NTN¶

class NTN(triples_factory, embedding_dim=100, num_slices=4, loss=None, preferred_device=None, random_seed=None, non_linearity=None, regularizer=None)[source]¶

Bases: pykeen.models.base.EntityEmbeddingModel

An implementation of NTN from [socher2013].

NTN uses a bilinear tensor layer instead of a standard linear neural network layer:

\[f(h,r,t) = \textbf{u}_{r}^{T} \cdot \tanh(\textbf{h} \mathfrak{W}_{r} \textbf{t} + \textbf{V}_r [\textbf{h};\textbf{t}] + \textbf{b}_r)\]

where \(\mathfrak{W}_r \in \mathbb{R}^{d \times d \times k}\) is the relation specific tensor, and the weight matrix \(\textbf{V}_r \in \mathbb{R}^{k \times 2d}\), and the bias vector \(\textbf{b}_r\) and the weight vector \(\textbf{u}_r \in \mathbb{R}^k\) are the standard parameters of a neural network, which are also relation specific. The result of the tensor product \(\textbf{h} \mathfrak{W}_{r} \textbf{t}\) is a vector \(\textbf{x} \in \mathbb{R}^k\) where each entry \(x_i\) is computed based on the slice \(i\) of the tensor \(\mathfrak{W}_{r}\): \(\textbf{x}_i = \textbf{h}\mathfrak{W}_{r}^{i} \textbf{t}\). As indicated by the interaction model, NTN defines for each relation a separate neural network which makes the model very expressive, but at the same time computationally expensive.

See also

Original Implementation (Matlab): https://github.com/khurram18/NeuralTensorNetworks
TensorFlow: https://github.com/dddoss/tensorflow-socher-ntn
Keras: https://github.com/dapurv5/keras-neural-tensor-layer(Keras)

Initialize NTN.

Parameters

embedding_dim (int) – The entity embedding dimension \(d\). Is usually \(d \in [50, 350]\).
num_slices (int) –
non_linearity (Optional[Module]) – A non-linear activation function. Defaults to the hyperbolic tangent torch.nn.Tanh.

Attributes Summary

hpo_default

The default strategy for optimizing the model’s hyper-parameters

Methods Summary

`score_h`(rt_batch[, slice_size])	Forward pass using left side (head) prediction.
`score_hrt`(hrt_batch)	Forward pass.
`score_t`(hr_batch[, slice_size])	Forward pass using right side (tail) prediction.

Attributes Documentation

hpo_default: ClassVar[Mapping[str, Any]] = {'embedding_dim': {'high': 256, 'low': 16, 'q': 16, 'type': <class 'int'>}, 'num_slices': {'high': 4, 'low': 2, 'type': <class 'int'>}}¶: The default strategy for optimizing the model’s hyper-parameters

Methods Documentation

score_h(rt_batch, slice_size=None)[source]¶

Forward pass using left side (head) prediction.

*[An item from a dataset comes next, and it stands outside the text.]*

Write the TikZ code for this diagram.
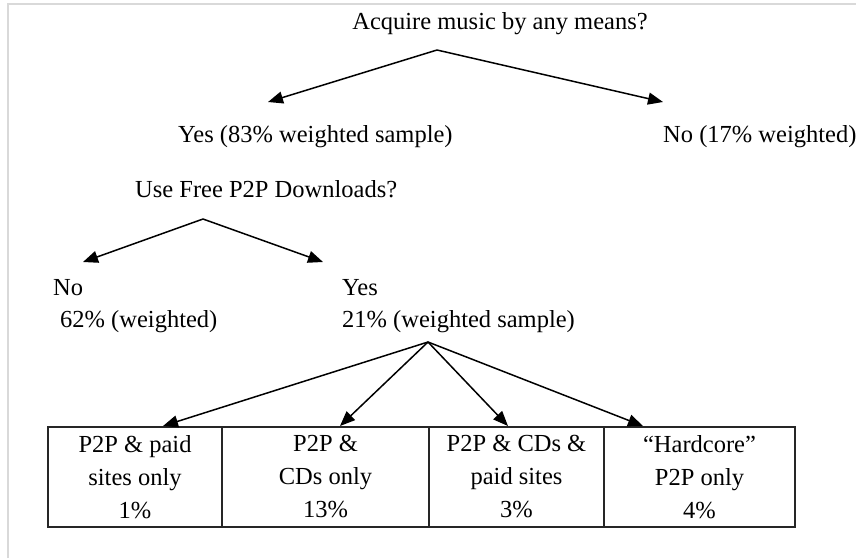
\documentclass[tikz,border=0pt]{standalone}
\usepackage{fontspec}
\setmainfont{Liberation Serif}
\usetikzlibrary{arrows.meta,positioning}

\tikzset{
  lbl/.style={inner sep=0pt, anchor=base west, font=\fontsize{24.5}{33}\selectfont},
  branch/.style={line width=1.5pt, -{Triangle[length=15pt,width=12pt]}},
  cell/.style={draw=black!85, line width=1.5pt, inner sep=0pt, outer sep=0pt,
    minimum height=100pt, align=center, font=\fontsize{24.5}{33}\selectfont}
}

\begin{document}
\begin{tikzpicture}[x=1pt,y=-1pt]
\useasboundingbox (0,0) rectangle (856,558);

% faint page frame
\draw[black!15, line width=1.5pt] (8,558) -- (8,4) -- (856,4);

% Acquire music?
\node[lbl, anchor=base] (acquire) at (500,29) {Acquire music by any means?};
\node[lbl] (yesall) at (178,142) {Yes (83\% weighted sample)};
\node[lbl] (noall) at (663,142) {No (17\% weighted)};
\coordinate (fork1) at (437,50);
\coordinate (tipyes) at (268,102);
\coordinate (tipno) at (663,102);
\draw[branch] (fork1) -- (tipyes);
\draw[branch] (fork1) -- (tipno);

% Free P2P?
\node[lbl] (usep2p) at (135,197) {Use Free P2P Downloads?};
\node[lbl] (nop2p) at (53,295) {No};
\node[lbl] (nopct) at (60,327) {62\% (weighted)};
\node[lbl] (yesp2p) at (342,295) {Yes};
\node[lbl] (yespct) at (342,327) {21\% (weighted sample)};
\coordinate (fork2) at (203,219);
\coordinate (tipnop2p) at (83,262);
\coordinate (tipyesp2p) at (323,262);
\draw[branch] (fork2) -- (tipnop2p);
\draw[branch] (fork2) -- (tipyesp2p);

% P2P users split
\node[cell, minimum width=174pt, anchor=north west] (paid) at (48,427)
  {P2P \& paid\\sites only\\1\%};
\node[cell, minimum width=207pt, right=0pt of paid] (cds) {P2P \&\\CDs only\\13\%};
\node[cell, minimum width=175pt, right=0pt of cds] (both) {P2P \& CDs \&\\paid sites\\3\%};
\node[cell, minimum width=191pt, right=0pt of both] (hard) {``Hardcore''\\P2P only\\4\%};
\coordinate (fork3) at (428,342);
\foreach \c/\x in {paid/163, cds/340, both/508, hard/643} {
  \coordinate (tip\c) at (\x,426);
  \draw[branch] (fork3) -- (tip\c);
}

\end{tikzpicture}
\end{document}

This method calculates the score for all possible heads for each (relation, tail) pair.

Parameters: rt_batch (LongTensor) – shape: (batch_size, 2), dtype: long The indices of (relation, tail) pairs.
Return type: FloatTensor
Returns: shape: (batch_size, num_entities), dtype: float For each r-t pair, the scores for all possible heads.

score_hrt(hrt_batch)[source]¶

Forward pass.

This method takes head, relation and tail of each triple and calculates the corresponding score.

Parameters: hrt_batch (LongTensor) – shape: (batch_size, 3), dtype: long The indices of (head, relation, tail) triples.
Raises: NotImplementedError – If the method was not implemented for this class.
Return type: FloatTensor
Returns: shape: (batch_size, 1), dtype: float The score for each triple.

score_t(hr_batch, slice_size=None)[source]¶

Forward pass using right side (tail) prediction.

This method calculates the score for all possible tails for each (head, relation) pair.

Parameters: hr_batch (LongTensor) – shape: (batch_size, 2), dtype: long The indices of (head, relation) pairs.
Return type: FloatTensor
Returns: shape: (batch_size, num_entities), dtype: float For each h-r pair, the scores for all possible tails.